The party 'machine' had been used before the shortlisting to try and preclude one of the in-ward candidates from standing, on the grounds that he had a substantive job within the local authority. It had to be pointed out to them that under the rules a) local authority employees were entitled to stand as long as they resigned at the point of nomination (this has also, on occasion, been extended to resigning if elected) and that b) the person in question had disclosed his employment status at the initial panel interview without it being questioned. The machine then cranked up a gear, with a story being circulated that the other in-ward candidate had stood down from the process prior to shortlisting, an (incorrect) fact that was happily passed around the party.

After the selection, relations between the elected councillors and the branch executive worsened considerably.

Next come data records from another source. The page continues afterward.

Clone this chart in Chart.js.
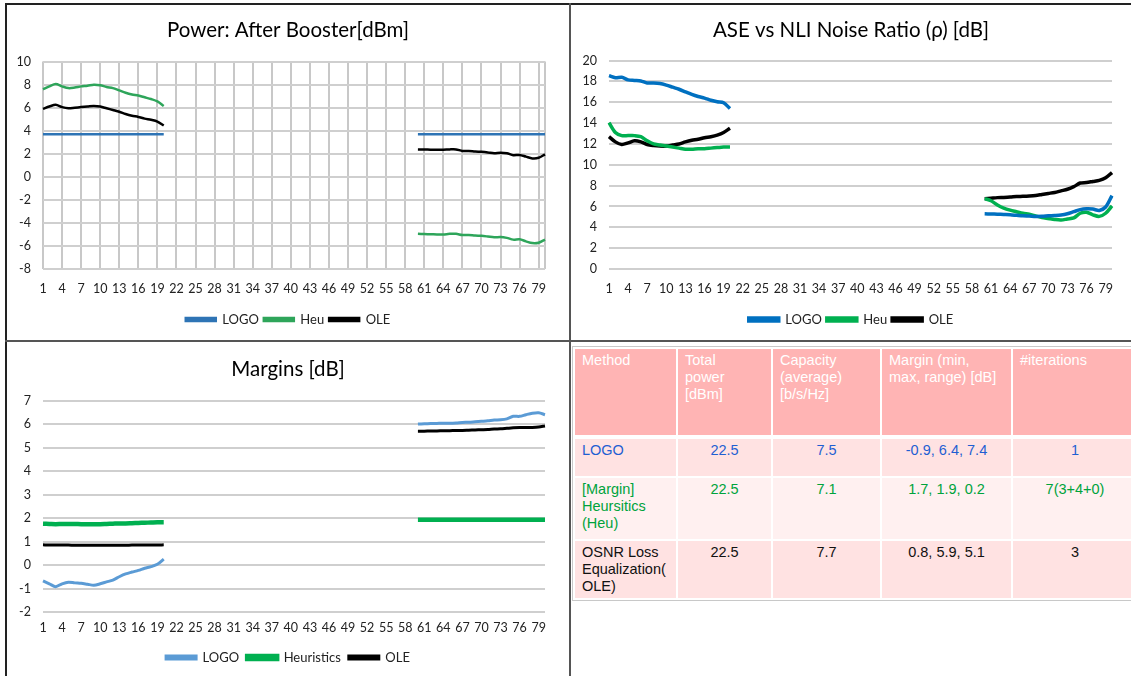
<!DOCTYPE html>
<html>
<head>
<meta charset="utf-8">
<script src="https://cdn.jsdelivr.net/npm/chart.js@4/dist/chart.umd.min.js"></script>
<style>
  body { margin: 0; background: #fff; width: 1131px; height: 676px; overflow: hidden; position: relative; }
  .box { position: absolute; }
  .line { position: absolute; background: #555; }
  .wrap { position: absolute; left: 571px; top: 343px; width: 560px; height: 333px; overflow: hidden; }
  table { position: absolute; left: 1px; top: 3px; width: 567px; border-collapse: separate; border-spacing: 2px 2px;
          font-family: "Liberation Sans", Arial, sans-serif; font-size: 14.5px; line-height: 17px;
          border: 1px solid #c8c8c8; border-right: none; table-layout: fixed; }
  td, th { vertical-align: top; padding: 3px 7px; box-sizing: border-box; overflow: hidden; }
  th { background: #ffb4b4; color: #fff; font-weight: normal; text-align: left; height: 86px; }
  td { text-align: center; }
  td:first-child { text-align: left; }
</style>
</head>
<body>
<div class="line" style="left:5px;top:3px;width:1126px;height:1.5px;background:#222"></div>
<div class="line" style="left:5px;top:3px;width:1.5px;height:673px;background:#222"></div>
<div class="line" style="left:569px;top:3px;width:2px;height:673px"></div>
<div class="line" style="left:5px;top:340px;width:1126px;height:2px"></div>

<div class="box" style="left:7px;top:5px;width:562px;height:335px"><canvas id="power"></canvas></div>
<div class="box" style="left:571px;top:5px;width:560px;height:335px"><canvas id="ratio"></canvas></div>
<div class="box" style="left:7px;top:342px;width:562px;height:334px"><canvas id="margins"></canvas></div>

<div class="wrap"><table id="tbl"></table></div>

<script>
const channels = [1,2,3,4,5,6,7,8,9,10,11,12,13,14,15,16,17,18,19,20,
  21,22,23,24,25,26,27,28,29,30,31,32,33,34,35,36,37,38,39,40,
  41,42,43,44,45,46,47,48,49,50,51,52,53,54,55,56,57,58,59,60,
  61,62,63,64,65,66,67,68,69,70,71,72,73,74,75,76,77,78,79,80];

// channels 1-20 (low band) and 60-80 (high band), nothing in between
const powerLogoLow = [3.7,3.7,3.7,3.7,3.7,3.7,3.7,3.7,3.7,3.7,3.7,3.7,3.7,3.7,3.7,3.7,3.7,3.7,3.7,3.7];
const powerLogoHigh = [3.7,3.7,3.7,3.7,3.7,3.7,3.7,3.7,3.7,3.7,3.7,3.7,3.7,3.7,3.7,3.7,3.7,3.7,3.7,3.7,3.7];
const powerHeuLow = [7.6,7.85,8.05,7.85,7.7,7.75,7.85,7.9,8.0,7.95,7.8,7.7,7.5,7.3,7.15,7.05,6.9,6.75,6.55,6.15];
const powerHeuHigh = [-4.95,-4.97,-4.98,-5.0,-5.0,-4.95,-4.95,-5.05,-5.05,-5.1,-5.12,-5.18,-5.25,-5.22,-5.3,-5.45,-5.42,-5.6,-5.75,-5.72,-5.45];
const powerOleLow = [5.9,6.1,6.25,6.05,5.95,6.0,6.05,6.1,6.15,6.1,5.95,5.8,5.65,5.45,5.3,5.2,5.05,4.95,4.8,4.45];
const powerOleHigh = [2.38,2.37,2.36,2.35,2.35,2.38,2.38,2.25,2.25,2.2,2.17,2.12,2.05,2.1,2.05,1.88,1.9,1.75,1.6,1.65,1.95];

const rhoLogoLow = [18.55,18.35,18.4,18.15,18.1,18.05,17.85,17.85,17.8,17.65,17.45,17.25,17.0,16.75,16.55,16.4,16.2,16.05,15.95,15.4];
const rhoLogoHigh = [5.3,5.28,5.26,5.23,5.2,5.15,5.1,5.08,5.05,5.06,5.1,5.13,5.18,5.3,5.5,5.7,5.78,5.75,5.62,5.95,7.05];
const rhoHeuLow = [14.05,13.1,12.8,12.8,12.8,12.7,12.3,12.0,11.9,11.8,11.7,11.6,11.5,11.5,11.55,11.55,11.6,11.65,11.7,11.7];
const rhoHeuHigh = [6.75,6.55,6.15,5.85,5.65,5.5,5.35,5.25,5.1,4.95,4.85,4.75,4.7,4.8,4.9,5.35,5.45,5.2,5.05,5.35,6.05];
const rhoOleLow = [12.7,12.2,11.95,12.1,12.3,12.2,11.95,11.85,11.8,11.8,11.9,12.0,12.2,12.35,12.45,12.6,12.7,12.85,13.1,13.5];
const rhoOleHigh = [6.75,6.8,6.85,6.87,6.9,6.95,6.97,7.0,7.05,7.15,7.25,7.35,7.5,7.65,7.9,8.25,8.3,8.4,8.5,8.75,9.25];

const marginLogoLow = [-0.68,-0.8,-0.92,-0.8,-0.73,-0.76,-0.78,-0.82,-0.86,-0.8,-0.72,-0.64,-0.5,-0.38,-0.3,-0.23,-0.14,-0.07,0.03,0.25];
const marginLogoHigh = [6.0,6.01,6.02,6.03,6.04,6.04,6.05,6.07,6.08,6.1,6.12,6.14,6.17,6.18,6.22,6.33,6.33,6.4,6.46,6.48,6.4];
const marginHeuLow = [1.76,1.75,1.74,1.75,1.75,1.75,1.74,1.74,1.74,1.74,1.75,1.76,1.77,1.77,1.78,1.79,1.8,1.81,1.82,1.82];
const marginHeuHigh = [1.93,1.93,1.93,1.93,1.93,1.93,1.93,1.93,1.93,1.93,1.93,1.93,1.93,1.93,1.93,1.93,1.93,1.93,1.93,1.93,1.93];
const marginOleLow = [0.86,0.85,0.85,0.85,0.85,0.84,0.84,0.84,0.84,0.84,0.84,0.84,0.84,0.84,0.85,0.85,0.85,0.85,0.85,0.86];
const marginOleHigh = [5.7,5.7,5.71,5.71,5.72,5.72,5.73,5.73,5.74,5.75,5.76,5.77,5.79,5.8,5.82,5.84,5.85,5.85,5.86,5.88,5.92];

const tableHead = ["Method", "Total power [dBm]", "Capacity (average) [b/s/Hz]", "Margin (min, max, range) [dB]", "#iterations"];
const tableMethods = ["LOGO", "[Margin] Heursitics (Heu)", "OSNR Loss Equalization( OLE)"];
const tablePower = ["22.5", "22.5", "22.5"];
const tableCapacity = ["7.5", "7.1", "7.7"];
const tableMargin = ["-0.9, 6.4, 7.4", "1.7, 1.9, 0.2", "0.8, 5.9, 5.1"];
const tableIterations = ["1", "7(3+4+0)", "3"];

const FONT = "Lato, 'Open Sans', sans-serif";

function fullSeries(low, high) {
  const gap = new Array(channels.length - low.length - high.length).fill(null);
  return low.concat(gap, high);
}

function makeChart(id, title, series, y, look) {
  const ctx = document.getElementById(id).getContext("2d");
  return new Chart(ctx, {
    type: 'line',
    data: {
      labels: channels,
      datasets: series.map(s => ({
        label: s.label,
        data: fullSeries(s.low, s.high),
        borderColor: s.color,
        backgroundColor: s.color,
        borderWidth: s.width,
        pointRadius: 0,
        tension: 0.3,
        spanGaps: false
      }))
    },
    options: {
      responsive: true,
      maintainAspectRatio: false,
      animation: false,
      layout: { padding: { left: 0, right: 0, top: 0, bottom: look.bottom } },
      plugins: {
        title: {
          display: true, text: title, color: '#000',
          font: { family: FONT, size: 20.5, weight: 'normal' },
          padding: { top: look.titleTop, bottom: look.titleBottom }
        },
        legend: {
          position: 'bottom',
          labels: {
            color: '#222', boxWidth: 30, boxHeight: 3, padding: look.legendPad,
            font: { family: FONT, size: 13 }
          }
        },
        tooltip: { enabled: false }
      },
      scales: {
        x: {
          offset: false,
          border: { display: false },
          grid: { display: look.vGrid, color: '#c8c8c8', lineWidth: 2, drawTicks: false },
          ticks: {
            autoSkip: false, maxRotation: 0, padding: look.tickPad, color: '#222',
            font: { family: FONT, size: 12.5 },
            callback: function (v, i) {
              if (i % 3 === 0) return channels[i];
              if (i === channels.length - 1) return '';
              return null;
            }
          }
        },
        y: {
          min: y.min, max: y.max,
          border: { display: false },
          afterFit: function (scale) { scale.width = look.yWidth; },
          grid: { color: '#cfcfcf', lineWidth: 2, drawTicks: false },
          ticks: {
            stepSize: y.step, padding: 12, color: '#222',
            font: { family: FONT, size: 12.5 }
          }
        },
        // empty right-hand axis: keeps the plot clear of the right edge
        // while title and legend stay centred on the whole panel
        spacer: {
          position: 'right',
          display: true,
          border: { display: false },
          grid: { display: false },
          ticks: { display: false },
          afterFit: function (scale) { scale.width = look.rightGap; }
        }
      }
    }
  });
}

makeChart("power", "Power: After Booster[dBm]", [
  { label: "LOGO", low: powerLogoLow, high: powerLogoHigh, color: '#2e74b5', width: 2.5 },
  { label: "Heu", low: powerHeuLow, high: powerHeuHigh, color: '#2ea55a', width: 2.5 },
  { label: "OLE", low: powerOleLow, high: powerOleHigh, color: '#000000', width: 2.5 }
], { min: -8, max: 10, step: 2 },
{ vGrid: true, yWidth: 36, rightGap: 24, bottom: 4, legendPad: 5, tickPad: 12, titleTop: 13, titleBottom: 19 });

makeChart("ratio", "ASE vs NLI Noise Ratio (\u03c1) [dB]", [
  { label: "LOGO", low: rhoLogoLow, high: rhoLogoHigh, color: '#0070c0', width: 3.5 },
  { label: "Heu", low: rhoHeuLow, high: rhoHeuHigh, color: '#00b050', width: 3.5 },
  { label: "OLE", low: rhoOleLow, high: rhoOleHigh, color: '#000000', width: 3.5 }
], { min: 0, max: 20, step: 2 },
{ vGrid: false, yWidth: 38, rightGap: 19, bottom: 4, legendPad: 5, tickPad: 12, titleTop: 13, titleBottom: 18 });

makeChart("margins", "Margins [dB]", [
  { label: "LOGO", low: marginLogoLow, high: marginLogoHigh, color: '#5b9bd5', width: 3 },
  { label: "Heuristics", low: marginHeuLow, high: marginHeuHigh, color: '#00b050', width: 4.5 },
  { label: "OLE", low: marginOleLow, high: marginOleHigh, color: '#000000', width: 3 }
], { min: -2, max: 7, step: 1 },
{ vGrid: false, yWidth: 36, rightGap: 24, bottom: 2, legendPad: 8, tickPad: 8, titleTop: 15, titleBottom: 19 });

// results table
const rowColors = ['#1f5fd2', '#00a33c', '#111'];
const rowBg = ['#ffe2e2', '#fff0f0', '#ffe2e2'];
const rowHeights = [39, 61, 57];
const colWidths = [101, 93, 107, 129, 124];
const tbl = document.getElementById("tbl");
let html = '<tr>' + tableHead.map((h, i) =>
  `<th style="width:${colWidths[i]}px;${i === 1 ? 'padding-right:14px' : ''}">${h}</th>`).join('') + '</tr>';
tableMethods.forEach((m, r) => {
  const cells = [m, tablePower[r], tableCapacity[r], tableMargin[r], tableIterations[r]];
  const top = r === 0 ? 'border-top:2px solid #fff;background-clip:padding-box;' : '';
  html += '<tr>' + cells.map(c =>
    `<td style="height:${rowHeights[r]}px;${top}background-color:${rowBg[r]};color:${rowColors[r]}">${c}</td>`).join('') + '</tr>';
});
tbl.innerHTML = html;
</script>
</body>
</html>
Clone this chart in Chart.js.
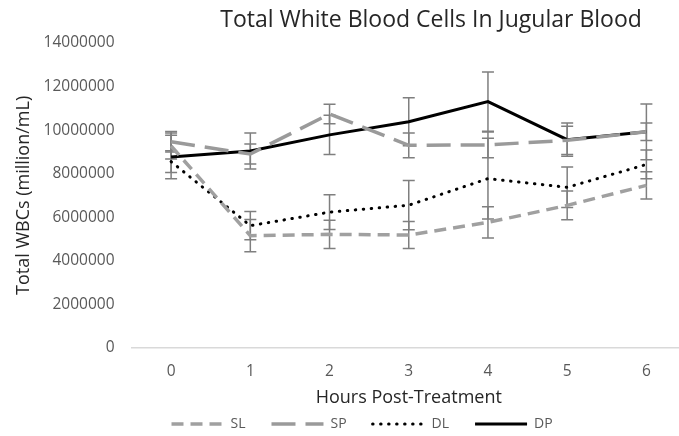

Laughable appeals for 'unity' which appeared to mean the branch supporting councillors' actions without question, failure to respond to reasonable requests for information, while accusing branch officers of inaction (when the officer in question was on holiday) regarding councillor actions/activities, discussing a significant issue about a branch officer privately with another officer on a matter which affected the branch more widely, seemingly appointing a campaign manager without reference to the Executive Committee and arranging a campaign meeting at 24 hours' notice during August, when most of the EC were unable to attend. There was also a (hastily withdrawn) threat from the CLP to suspend the branch for questioning councillors' actions, with the accusation that the branch was “trying to impose its will” on the councillors. A formal complaint to the party about the conduct of one of those involved has not given any response some sixteen months after it was made.

The smears continued. The first branch meeting of the autumn was held at a new venue, but some people turning up at the old one were told that it had been cancelled as 'trouble' was expected. Only mischief-making possibly, but deeply unprofessional. The next leaflet omitted the sitting-but-deselected councillor (whose term of office did not run out until May 2015) from the 'team' contact list, effectively air-brushing him from the branch.

In the next few months, both the branch chair and secretary resigned; a branch fundraiser attracted only about 15 people; activists stopped going out on the doorstep. By the time of the AGM, it was felt necessary to put forward a motion declaring that the branch had “complete confidence in its councillors and candidate” which, in itself suggested there might be a problem.

This is not an isolated case. There are reports of similar things happening all over the country. The Labour Party has many fine, committed activists, but increasingly, they were not being given the chance to serve their communities. It is a profoundly worrying trend and will ultimately do harm to a party already accused of ignoring its core vote and parachuting candidates into seats with which they have no connection.

In the last 24 hours, there have been news stories about muslim women being prevented from standing as candidates. Sadly, this is all too credible, despite the party's reassurances as to the robustness of the selection system. This system can be, and is, played to the advantage of the party machine. And it's not just muslim women, but all women (and some men) whose faces don't fit, for whatever reason.

Of course, there's a right of appeal. But when no actual rules are broken (just twisted to within an inch of snapping), what would be the point? As many of us have discovered, complaints disappear into a black hole. And, as we're always being told, party unity is important, so why would 'ordinary' members want to cause embarrassment?

Suggesting that other political parties don't have ways of influencing candidate selection would be naive. Other parties may  be "worse". But I expect better of the Labour Party. Women members have had enough of 'keeping quiet' for the good of the party. This is wrong, and we shouldn't have been putting up with it. As one comrade puts it:

"We, us, the gobby, loud, opinionated bintz in the Labour Party are ready, willing and prepared to shout from the roof tops; shove your misogyny where the sun don't shine."